Молчащие псы (Лысяк) - страница 65

Екатерина II, в жилах которой текла немецкая кровь Анхальт-Цербстской и (по матери) Гольштейн-Готторпской династий, была необыкновенно интеллигентной женщиной. Не напрасно ее обожал патриарх интеллигентов эпохи, Вольтер, называя: "Notre-Dame de Petersbourg". Германское происхождение и русская душа, которую Екатерина быстроила себе на брегах Невы, образовали совершенно убийственный для поляков коктейль. Тем не менее, ни один интеллигентный поляк не мог бы отпереться от увлечения этой героиней XVIII столетия. Ее нельзя назвать демонической в гётевском смысле слова, скорее всего, ней имелся гномический элемент в стиле Хайдеггера: она обладала колдовской силой, словно карлик, неожиданно вырастающий в недрах горы, в хаотической путанице корней, в предательской покровной зелени, выглядящей словно мох, но оказывающейся трясиной. Фальшь, коварство, неверность и всяческое иное зло подобного вида, столь характерные для женщин – оправленные в мускулатуру силы, как раз и обладают таким вот магическим воздействием.

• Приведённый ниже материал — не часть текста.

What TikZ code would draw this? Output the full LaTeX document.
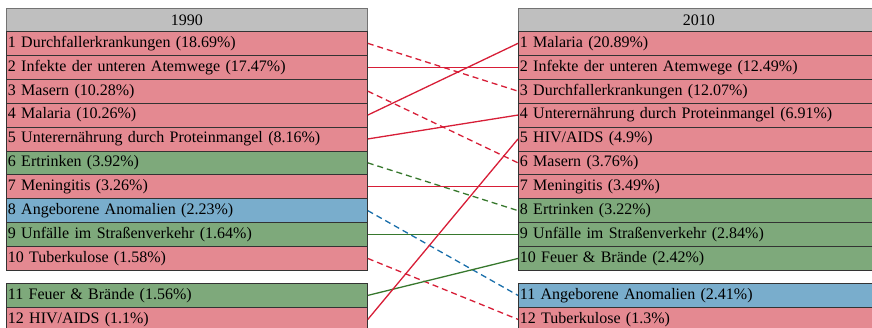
\documentclass[tikz,border=0pt]{standalone}
\usepackage{fontspec}
\setmainfont{Liberation Serif}
\definecolor{cpink}{RGB}{228,137,145}
\definecolor{cgreen}{RGB}{126,169,123}
\definecolor{cblue}{RGB}{121,173,204}
\definecolor{cgray}{RGB}{191,191,191}
\definecolor{lred}{RGB}{215,30,55}
\definecolor{lgreen}{RGB}{55,120,45}
\definecolor{lblue}{RGB}{25,110,170}
\tikzset{
  cell/.style={draw=black!80, line width=0.8pt, anchor=north west, minimum width=361pt,
    minimum height=#1, text width=358pt, inner sep=1.5pt, align=left,
    font=\fontsize{16}{18}\selectfont},
  head/.style={draw=black!55, line width=0.8pt, fill=cgray, anchor=north west, minimum width=361pt,
    minimum height=23pt, text width=358pt, inner sep=1.5pt, align=center,
    font=\fontsize{16}{18}\selectfont},
  pk/.style={fill=cpink}, gr/.style={fill=cgreen}, bl/.style={fill=cblue},
  conn/.style={line width=1.3pt},
  dconn/.style={line width=1.3pt, dash pattern=on 6pt off 4pt},
}
\begin{document}
\begin{tikzpicture}[x=1pt,y=-1pt]
\useasboundingbox (0,0) rectangle (872,327);
\clip (0,0) rectangle (872,327);
\def\rh{23.9}
% left column
\node[head] (LH) at (6,8) {1990};
\node[cell=\rh pt,pk] (L1) at (6,31) {1 Durchfallerkrankungen (18.69\%)};
\node[cell=\rh pt,pk] (L2) at (6,31+\rh) {2 Infekte der unteren Atemwege (17.47\%)};
\node[cell=\rh pt,pk] (L3) at (6,31+2*\rh) {3 Masern (10.28\%)};
\node[cell=\rh pt,pk] (L4) at (6,31+3*\rh) {4 Malaria (10.26\%)};
\node[cell=\rh pt,pk] (L5) at (6,31+4*\rh) {5 Unterernährung durch Proteinmangel (8.16\%)};
\node[cell=\rh pt,gr] (L6) at (6,31+5*\rh) {6 Ertrinken (3.92\%)};
\node[cell=\rh pt,pk] (L7) at (6,31+6*\rh) {7 Meningitis (3.26\%)};
\node[cell=\rh pt,bl] (L8) at (6,31+7*\rh) {8 Angeborene Anomalien (2.23\%)};
\node[cell=\rh pt,gr] (L9) at (6,31+8*\rh) {9 Unfälle im Straßenverkehr (1.64\%)};
\node[cell=\rh pt,pk] (L10) at (6,31+9*\rh) {10 Tuberkulose (1.58\%)};
\node[cell=24pt,gr] (L11) at (6,283) {11 Feuer \& Brände (1.56\%)};
\node[cell=24pt,pk] (L12) at (6,307) {12 HIV/AIDS (1.1\%)};
% right column
\node[head] (RH) at (518,8) {2010};
\node[cell=\rh pt,pk] (R1) at (518,31) {1 Malaria (20.89\%)};
\node[cell=\rh pt,pk] (R2) at (518,31+\rh) {2 Infekte der unteren Atemwege (12.49\%)};
\node[cell=\rh pt,pk] (R3) at (518,31+2*\rh) {3 Durchfallerkrankungen (12.07\%)};
\node[cell=\rh pt,pk] (R4) at (518,31+3*\rh) {4 Unterernährung durch Proteinmangel (6.91\%)};
\node[cell=\rh pt,pk] (R5) at (518,31+4*\rh) {5 HIV/AIDS (4.9\%)};
\node[cell=\rh pt,pk] (R6) at (518,31+5*\rh) {6 Masern (3.76\%)};
\node[cell=\rh pt,pk] (R7) at (518,31+6*\rh) {7 Meningitis (3.49\%)};
\node[cell=\rh pt,gr] (R8) at (518,31+7*\rh) {8 Ertrinken (3.22\%)};
\node[cell=\rh pt,gr] (R9) at (518,31+8*\rh) {9 Unfälle im Straßenverkehr (2.84\%)};
\node[cell=\rh pt,gr] (R10) at (518,31+9*\rh) {10 Feuer \& Brände (2.42\%)};
\node[cell=24pt,bl] (R11) at (518,283) {11 Angeborene Anomalien (2.41\%)};
\node[cell=24pt,pk] (R12) at (518,307) {12 Tuberkulose (1.3\%)};
% connectors
\draw[dconn,lred] (L1.east) -- (R3.west);
\draw[conn,lred] (L2.east) -- (R2.west);
\draw[dconn,lred] (L3.east) -- (R6.west);
\draw[conn,lred] (L4.east) -- (R1.west);
\draw[conn,lred] (L5.east) -- (R4.west);
\draw[dconn,lgreen] (L6.east) -- (R8.west);
\draw[conn,lred] (L7.east) -- (R7.west);
\draw[dconn,lblue] (L8.east) -- (R11.west);
\draw[conn,lgreen] (L9.east) -- (R9.west);
\draw[dconn,lred] (L10.east) -- (R12.west);
\draw[conn,lgreen] (L11.east) -- (R10.west);
\draw[conn,lred] (L12.east) -- (R5.west);
\end{tikzpicture}
\end{document}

Вопреки всему тому, что считал Панин, Екатерина не поверила Репнину польскую миссию только лишь потому, что он был в свойстве с министром. В области выбора подходящих людей для соответствующих заданий она обладала чем-то таким, что немцы называют Fingerspitzengefühl – чутье в кончиках пальцев. Наблюдая за этим конкретным молодцем, она заметила в нем достоинство, более глубокое, чем увертливость тех креатур, которые профессионально занимаются мудростью. В нем ее привлек языковый инстинкт; в его устах самые банальные предложения обретали ценность искушающей поэзии, скорее, по причине тембра голоса, чем из-за содержания, которая тоже достигала вершин точности. Слова у него были стержнем, первичным элементом, способностью, которая заменяла способность к философствованию, и настолько эффективным, что с ними не могла сравниться никакая философия. Как раз этого и не доставало предшественнику Репнина в Варшаве, старому Кайзерлингу – если бы ему довелось искушать Еву, мы до сих пор проживали бы в раю. Репнин же был чародеем слов. В деспотичной операции на польских территориях он мог оказаться незаменимым инструментом, принимая во внимание, что ничто так не воздействует на поляков, как искусная демагогия. Не знаю, существовало ли уже тогда это слово, но искусство это называется именно так. Народ, являющийся невольником слов, это самый лучший материал для порабощения.

К Репнину Екатерина обращалась по-немецки. Русским языком она любила хвастаться, вкладывая огромные и безрезультатные усилия в правильность акцента, вот только умела делать это ненадолго, отдельными высказываниями, дальше уже уставала.